Rates don’t change, RBI policy stance does

RBI suggests that the returns of small savings schemes be linked to the 10-year G-sec yield, which is currently at 6.60-6.70% while small savings give 7.5-8%

Vivina Vishwanathan &
Updated9 Feb 2017, 08:04 AM IST
Photo by: Hemant Mishra/Mint
Photo by: Hemant Mishra/Mint

This quarter’s credit policy review has come close on the heels of Union Budget 2017. Both equity and bond markets had reacted positively to the Budget thanks to the lack of negative news on the whole. After that the focus shifted to the monetary policy, with many analysts and market participants expecting the last 25 basis point (bps) rate cut for this financial year. The finance minister had stuck to the fiscal consolidation path with a deficit target of 3.2% for 2017-18. Low fiscal deficit gives some room for a rate cut. One basis point is one-hundredth of a percentage point.

The other side of the argument focused on both domestic and global policy uncertainties and the need to have room to manoeuvre rather than rushing into a rate cut. The latter has prevailed as the Reserve Bank of India (RBI) not only chose to keep rates unchanged but also shifted the policy stance from accommodative to neutral.

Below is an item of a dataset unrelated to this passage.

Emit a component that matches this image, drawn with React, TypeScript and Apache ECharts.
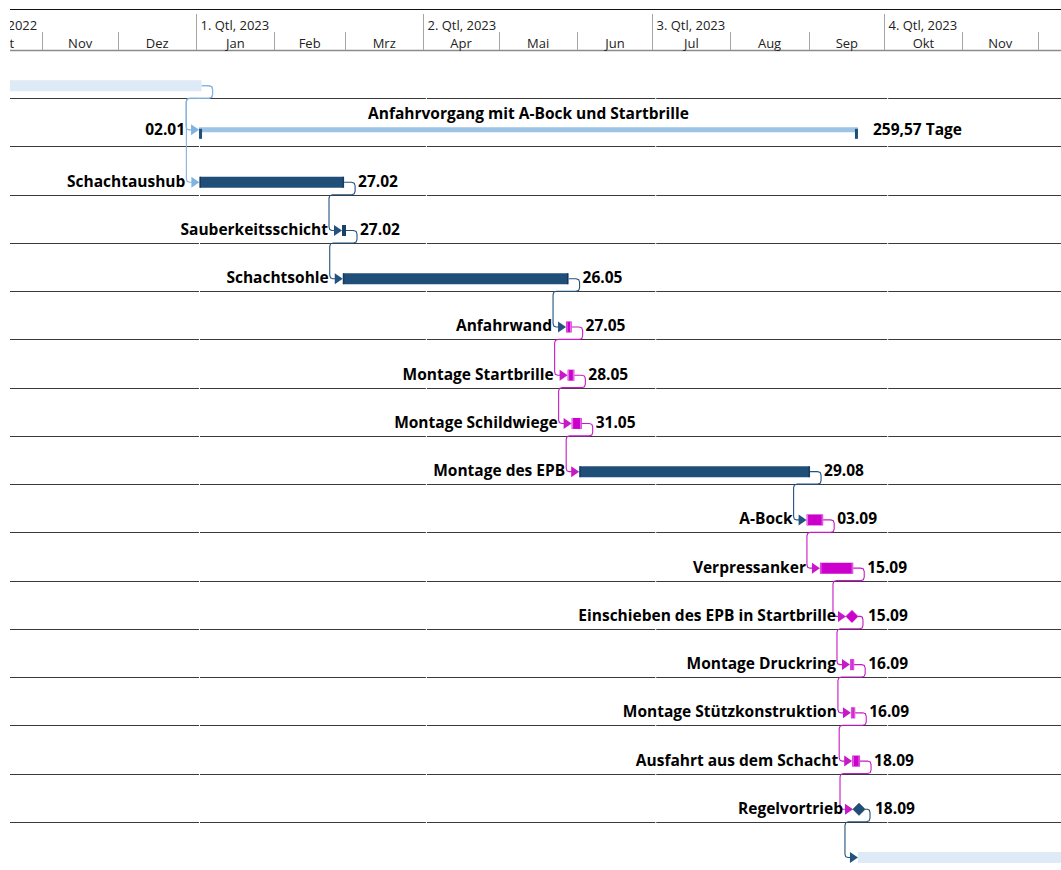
import React, { useEffect, useRef } from "react";
import * as echarts from "echarts";

// ---------- timescale ----------
const AXIS_MIN = "2022-10-19T05:15";
const AXIS_MAX = "2023-12-10T03:00";

const monthStarts = [
  "2022-10-01", "2022-11-01", "2022-12-01", "2023-01-01", "2023-02-01", "2023-03-01", "2023-04-01",
  "2023-05-01", "2023-06-01", "2023-07-01", "2023-08-01", "2023-09-01", "2023-10-01", "2023-11-01",
  "2023-12-01", "2024-01-01",
];
const monthLabels = ["Okt", "Nov", "Dez", "Jan", "Feb", "Mrz", "Apr", "Mai", "Jun", "Jul", "Aug", "Sep", "Okt", "Nov", "Dez"];
const quarterStarts = ["2022-10-01", "2023-01-01", "2023-04-01", "2023-07-01", "2023-10-01"];
const quarterLabels = ["4. Qtl, 2022", "1. Qtl, 2023", "2. Qtl, 2023", "3. Qtl, 2023", "4. Qtl, 2023"];

// ---------- tasks (one per row) ----------
const taskNames = [
  "", "Anfahrvorgang mit A-Bock und Startbrille", "Schachtaushub", "Sauberkeitsschicht", "Schachtsohle",
  "Anfahrwand", "Montage Startbrille", "Montage Schildwiege", "Montage des EPB", "A-Bock", "Verpressanker",
  "Einschieben des EPB in Startbrille", "Montage Druckring", "Montage Stützkonstruktion",
  "Ausfahrt aus dem Schacht", "Regelvortrieb", "",
];
const taskKinds = [
  "external", "summary", "task", "task", "task", "task", "task", "task", "task", "task", "task",
  "milestone", "task", "task", "task", "milestone", "external",
];
const taskColors = [
  "pale", "summary", "blue", "blue", "blue", "magenta", "magenta", "magenta", "blue", "magenta", "magenta",
  "magenta", "magenta", "magenta", "magenta", "blue", "pale",
];
const taskStarts = [
  "2022-09-01T00:00", "2023-01-02T05:00", "2023-01-02T08:00", "2023-02-27T22:00", "2023-02-28T05:00",
  "2023-05-27T19:00", "2023-05-28T10:00", "2023-05-30T00:00", "2023-06-02T00:00", "2023-08-31T05:00",
  "2023-09-05T12:00", "2023-09-18T05:00", "2023-09-17T10:00", "2023-09-17T19:00", "2023-09-18T07:00",
  "2023-09-21T00:00", "2023-09-20T14:00",
];
const taskEnds = [
  "2023-01-03T05:00", "2023-09-20T14:00", "2023-02-28T18:00", "2023-03-01T12:00", "2023-05-28T19:00",
  "2023-05-30T00:00", "2023-05-31T02:00", "2023-06-03T00:00", "2023-09-01T14:00", "2023-09-06T19:00",
  "2023-09-18T17:00", "2023-09-18T05:00", "2023-09-19T02:00", "2023-09-19T12:00", "2023-09-21T10:00",
  "2023-09-21T00:00", "2024-03-01T00:00",
];
const startLabels = ["", "02.01", "", "", "", "", "", "", "", "", "", "", "", "", "", "", ""];
const finishLabels = [
  "", "259,57 Tage", "27.02", "27.02", "26.05", "27.05", "28.05", "31.05", "29.08", "03.09", "15.09",
  "15.09", "16.09", "16.09", "18.09", "18.09", "",
];

// ---------- links (predecessor row -> successor row) ----------
const linkFrom = [0, 0, 2, 3, 4, 5, 6, 7, 8, 9, 10, 11, 12, 13, 14, 15];
const linkTo = [1, 2, 3, 4, 5, 6, 7, 8, 9, 10, 11, 12, 13, 14, 15, 16];

const ROWS = taskNames.length;

const T = (s: string) => new Date(s).getTime();

const C = {
  blue: "#1f4e79",
  blueEdge: "#143656",
  magenta: "#cc00cc",
  magentaEdge: "#e680e6",
  summary: "#9dc3e6",
  pale: "#deeaf6",
  linkPale: "#82b2de",
  linkBlue: "#24527e",
  linkMagenta: "#c819c8",
};

const FONT_B = 'bold 15.5px "Open Sans", "Noto Sans", sans-serif';
const FONT_H = '13px "Open Sans", "Noto Sans", sans-serif';

function yOff(i: number) {
  const k = taskKinds[i];
  if (k === "summary") return 0.655;
  return 0.742;
}

function rounded(pts: number[][], r: number) {
  const out: number[][] = [pts[0]];
  for (let k = 1; k < pts.length - 1; k++) {
    const [px, py] = pts[k - 1];
    const [cx, cy] = pts[k];
    const [nx, ny] = pts[k + 1];
    const d1 = Math.hypot(cx - px, cy - py);
    const d2 = Math.hypot(nx - cx, ny - cy);
    if (d1 < 0.01 || d2 < 0.01) {
      out.push([cx, cy]);
      continue;
    }
    const r1 = Math.min(r, d1 / 2);
    const r2 = Math.min(r, d2 / 2);
    const a = [cx - ((cx - px) / d1) * r1, cy - ((cy - py) / d1) * r1];
    const b = [cx + ((nx - cx) / d2) * r2, cy + ((ny - cy) / d2) * r2];
    const m = [0.25 * a[0] + 0.5 * cx + 0.25 * b[0], 0.25 * a[1] + 0.5 * cy + 0.25 * b[1]];
    out.push(a, m, b);
  }
  out.push(pts[pts.length - 1]);
  return out;
}

function txt(text: string, x: number, y: number, align: string, font = FONT_B, fill = "#000") {
  return { type: "text", style: { text, x, y, align, verticalAlign: "middle", font, fill } };
}

function renderTask(params: any, api: any) {
  const i = params.dataIndex;
  const row = api.value(2);
  const p0 = api.coord([api.value(0), row]);
  const p1 = api.coord([api.value(1), row]);
  const h = api.size([0, 1])[1];
  const top = p0[1];
  const xs = p0[0];
  const xe = p1[0];
  const kind = taskKinds[i];
  const col = taskColors[i];
  const yc = top + yOff(i) * h;
  const ch: any[] = [];
  if (kind === "external") {
    ch.push({ type: "rect", shape: { x: xs, y: yc - 5.5, width: xe - xs, height: 11 }, style: { fill: C.pale } });
  } else if (kind === "summary") {
    ch.push({ type: "rect", shape: { x: xs, y: yc - 2.5, width: xe - xs, height: 5 }, style: { fill: C.summary } });
    ch.push({ type: "rect", shape: { x: xs, y: yc - 1, width: 3, height: 10 }, style: { fill: C.blue } });
    ch.push({ type: "rect", shape: { x: xe - 3, y: yc - 1, width: 3, height: 10 }, style: { fill: C.blue } });
    ch.push(txt(taskNames[i], (xs + xe) / 2, top + 15, "center"));
    ch.push(txt(startLabels[i], xs - 14, yc - 0.5, "right"));
    ch.push(txt(finishLabels[i], xe + 15, yc - 0.5, "left"));
  } else if (kind === "task") {
    const fill = col === "blue" ? C.blue : C.magenta;
    const edge = col === "blue" ? C.blueEdge : C.magentaEdge;
    const w = Math.max(xe - xs, 2);
    ch.push({ type: "rect", shape: { x: xs, y: yc - 5.5, width: w, height: 11 }, style: { fill } });
    ch.push({
      type: "line",
      shape: { x1: xs + 1, y1: yc - 5.5, x2: xs + 1, y2: yc + 5.5 },
      style: { stroke: edge, lineWidth: 1 },
    });
    ch.push({
      type: "line",
      shape: { x1: xs + w - 1, y1: yc - 5.5, x2: xs + w - 1, y2: yc + 5.5 },
      style: { stroke: edge, lineWidth: 1 },
    });
    ch.push(txt(taskNames[i], xs - 14, yc - 1.5, "right"));
    ch.push(txt(finishLabels[i], xe + 14, yc - 1.5, "left"));
  } else {
    const fill = col === "blue" ? C.blue : C.magenta;
    const s = 6;
    ch.push({
      type: "polygon",
      shape: { points: [[xs, yc - s], [xs + s, yc], [xs, yc + s], [xs - s, yc]] },
      style: { fill, stroke: col === "blue" ? C.blueEdge : C.magenta, lineWidth: 0.8 },
    });
    ch.push(txt(taskNames[i], xs - s - 10, yc - 1.5, "right"));
    ch.push(txt(finishLabels[i], xs + 16, yc - 1.5, "left"));
  }
  return { type: "group", children: ch };
}

function renderLink(params: any, api: any) {
  const a = linkFrom[params.dataIndex];
  const b = linkTo[params.dataIndex];
  const pa = api.coord([api.value(0), api.value(1)]);
  const pb = api.coord([api.value(2), api.value(3)]);
  const h = api.size([0, 1])[1];
  const ya = pa[1] + yOff(a) * h;
  const isMsA = taskKinds[a] === "milestone";
  const xe = pa[0] + (isMsA ? 6 : 0);
  const xr = isMsA ? pa[0] + 11 : xe + 11;
  const yb = pa[1] + h;
  const xs = pb[0] - (taskKinds[b] === "milestone" ? 6 : 0);
  const yc = pb[1] + yOff(b) * h;
  const xl = xs - 13;
  const colName = taskColors[a];
  const color = colName === "pale" ? C.linkPale : colName === "blue" ? C.linkBlue : C.linkMagenta;
  const pts = rounded(
    [
      [xe, ya],
      [xr, ya],
      [xr, yb],
      [xl, yb],
      [xl, yc],
      [xs - 7, yc],
    ],
    3.5
  );
  return {
    type: "group",
    children: [
      { type: "polyline", shape: { points: pts }, style: { stroke: color, lineWidth: 1.1, fill: null } },
      {
        type: "polygon",
        shape: { points: [[xs - 8, yc - 5.5], [xs, yc], [xs - 8, yc + 5.5]] },
        style: { fill: color },
      },
    ],
  };
}

function renderRowLine(params: any, api: any) {
  const cs = params.coordSys;
  const k = api.value(1);
  const y = Math.round(api.coord([api.value(0), k])[1]) + 0.5;
  const gaps = quarterStarts.map((q) => api.coord([T(q), k])[0] + 3);
  const xs = [cs.x, ...gaps.filter((g: number) => g > cs.x && g < cs.x + cs.width), cs.x + cs.width];
  const ch: any[] = [];
  for (let j = 0; j < xs.length - 1; j++) {
    ch.push({
      type: "line",
      shape: { x1: xs[j] + (j === 0 ? 0 : 1), y1: y, x2: xs[j + 1], y2: y },
      style: { stroke: "#3a3a3a", lineWidth: 1 },
    });
  }
  return { type: "group", children: ch };
}

function renderMonth(params: any, api: any) {
  const cs = params.coordSys;
  const i = params.dataIndex;
  const x0 = Math.round(api.coord([api.value(0), 0])[0]) + 0.5;
  const x1 = api.coord([api.value(1), 0])[0];
  const bottom = cs.y + 42;
  const ch: any[] = [
    { type: "line", shape: { x1: x0, y1: cs.y + 24, x2: x0, y2: bottom }, style: { stroke: "#a6a6a6", lineWidth: 1 } },
  ];
  const cx = (x0 + x1) / 2;
  if (cx < cs.x + cs.width) {
    ch.push(txt(monthLabels[i], cx, cs.y + 35, "center", FONT_H, "#222"));
  }
  return { type: "group", children: ch };
}

function renderQuarter(params: any, api: any) {
  const cs = params.coordSys;
  const i = params.dataIndex;
  const x0 = Math.round(api.coord([api.value(0), 0])[0]) + 0.5;
  const ch: any[] = [
    { type: "line", shape: { x1: x0, y1: cs.y + 6, x2: x0, y2: cs.y + 42 }, style: { stroke: "#a6a6a6", lineWidth: 1 } },
    txt(quarterLabels[i], x0 + 4, cs.y + 17, "left", FONT_H, "#222"),
  ];
  if (i === 0) {
    ch.push({
      type: "line",
      shape: { x1: cs.x, y1: cs.y + 1.5, x2: cs.x + cs.width, y2: cs.y + 1.5 },
      style: { stroke: "#111", lineWidth: 1 },
    });
    ch.push({
      type: "line",
      shape: { x1: cs.x, y1: cs.y + 42.5, x2: cs.x + cs.width, y2: cs.y + 42.5 },
      style: { stroke: "#8c8c8c", lineWidth: 1.6 },
    });
  }
  return { type: "group", children: ch };
}

function buildOption(): any {
  const tMin = T(AXIS_MIN);
  const tMax = T(AXIS_MAX);
  const taskData = taskStarts.map((s, i) => [T(s), T(taskEnds[i]), i]);
  const linkData = linkFrom.map((a, j) => [T(taskEnds[a]), a, T(taskStarts[linkTo[j]]), linkTo[j]]);
  const rowLineData: number[][] = [];
  for (let k = 1; k < ROWS; k++) rowLineData.push([tMin, k]);
  const monthData = monthLabels.map((_, i) => [T(monthStarts[i]), T(monthStarts[i + 1]), 0]);
  const quarterData = quarterStarts.map((q) => [T(q), 0]);

  return {
    animation: false,
    backgroundColor: "#ffffff",
    grid: [
      { left: 10, top: 50, width: 1051, height: ROWS * 48.6, containLabel: false },
      { left: 10, top: 8, width: 1051, height: 44, containLabel: false },
    ],
    xAxis: [
      { type: "time", gridIndex: 0, min: tMin, max: tMax, show: false },
      { type: "time", gridIndex: 1, min: tMin, max: tMax, show: false },
    ],
    yAxis: [
      { type: "value", gridIndex: 0, min: 0, max: ROWS, inverse: true, show: false },
      { type: "value", gridIndex: 1, min: 0, max: 1, show: false },
    ],
    series: [
      {
        type: "custom",
        xAxisIndex: 1,
        yAxisIndex: 1,
        clip: true,
        renderItem: renderQuarter,
        encode: { x: 0, y: 1 },
        data: quarterData,
        silent: true,
      },
      {
        type: "custom",
        xAxisIndex: 1,
        yAxisIndex: 1,
        clip: true,
        renderItem: renderMonth,
        encode: { x: [0, 1], y: 2 },
        data: monthData,
        silent: true,
      },
      {
        type: "custom",
        xAxisIndex: 0,
        yAxisIndex: 0,
        clip: true,
        renderItem: renderRowLine,
        encode: { x: 0, y: 1 },
        data: rowLineData,
        silent: true,
      },
      {
        type: "custom",
        xAxisIndex: 0,
        yAxisIndex: 0,
        clip: true,
        renderItem: renderLink,
        encode: { x: [0, 2], y: [1, 3] },
        data: linkData,
        silent: true,
      },
      {
        type: "custom",
        xAxisIndex: 0,
        yAxisIndex: 0,
        clip: true,
        renderItem: renderTask,
        encode: { x: [0, 1], y: 2 },
        data: taskData,
        silent: true,
      },
    ],
  };
}

export default function App() {
  const ref = useRef<HTMLDivElement>(null);
  useEffect(() => {
    if (!ref.current) return;
    const chart = echarts.init(ref.current, null, { renderer: "svg" });
    chart.setOption(buildOption());
    return () => chart.dispose();
  }, []);
  return (
    <div
      ref={ref}
      style={{ position: "absolute", left: 0, top: 0, width: 1061, height: 870, background: "#fff" }}
    />
  );
}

An accommodative stance suggests that there is room for further cuts in interest rates, while neutral means that the current level of repo rate would prevail for some time.

Equity markets ended the day more or less flat. Focus will once again shift to earnings and fundamentals. It was the bond yields that reacted sharply to the policy announcement. Bond markets had already priced in at least one more rate cut in this financial year and a neutral stance might mean that that will not happen.

Suyash Choudhary, head, fixed income, IDFC Asset Management Co. Ltd, said, “The policy stance is broadly in line with our assessment, however it wasn’t expected that RBI would expressly state the shift. Given the global uncertainties, it’s understood that the benefit of incremental cuts is low and the focus needs to be on macro stability.” The fund’s strategy is to focus on rates in the 3-4 year maturity segment, which seems well anchored at the moment, he added

The 10-year G-sec yield shot up 24 bps to hit a 13 month high of 6.68%. Duration-oriented funds like income funds, gilt funds and dynamic bond funds gave returns moving into double digits in the last year. However, even before the policy move, most fund managers had started to reduce the duration exposure in funds as bulk of the duration opportunity had already taken place. The market reaction was a reversal of what was already priced in.

Sudhir Agrawal, fund manager and executive vice-president, UTI Asset Management Co. Ltd, said, “We expected the RBI to pause but maintain an accommodative stance, but the RBI sounded much more hawkish. This came as a shock to the market but it is a prudent decision for the RBI to make. For investors where duration is part of asset allocation, they can continue. For those looking at duration as a thematic trade, it is probably time to move a step lower to short-term funds.”

Fixed income investors need to note that the RBI governor suggests linking small savings scheme returns to the 10-year G-sec yield. The current yield at 6.60-6.70% is much lower than the 7.5-8% that some of these securities give.

RBI governor Urjit Patel said in the press conference: “There is still scope for the lending rates to come down because our policy rate came down by 175 bps and the weighted average lending rates have come down by about 85-90 bps. I think there is scope for some more transmission. Some sound borrowers, in housing finance, have already got the benefits.” However, the policy documents on RBI’s website said that the environment for timely transmission of policy rates to banks’ lending rates will be considerably improved if: the banking sector’s non-performing assets (NPAs) are resolved more quickly and efficiently; recapitalization of the banking sector is hastened; and the formula for adjustments in the interest rates on small savings schemes is linked to changes in yields on government securities of corresponding maturity is fully implemented.

Meanwhile, in Budget 2017-18, finance minister Arun Jaitley had said that there is early evidence of an increased capacity of banks to lend at reduced interest rates. As of now, the cheapest home loan you can get is from Bank of Baroda at 8.35%. Though both the government and the apex bank are nudging the banking industry to reduce interest rates further, it is unlikely that your home loan rates will reduce steeply. “Large lending rate cuts have already happened with SBI (State Bank of India) reducing MCLR (marginal cost-based lending rate) to 8%. You won’t see such a steep rate cut,” said Alpesh Mehta, analyst, Motilal Oswal. If you plan to take a housing loan, opt for a floating rate. The fixed deposit rates are also likely to remain the same for large commercial banks, but there is a new set of banks in the market. Hence, you will continue to see competitive pricing in fixed deposits at least for the next 1-2 years, as the newly launched small finance banks look at reducing their cost of funds.

RBI also stressed on cyber security. “It has been decided to constitute a standing committee on cyber security. It will be cross-functional and will have industry experts as well as government representative,” said S.S. Mundra, deputy governor, RBI.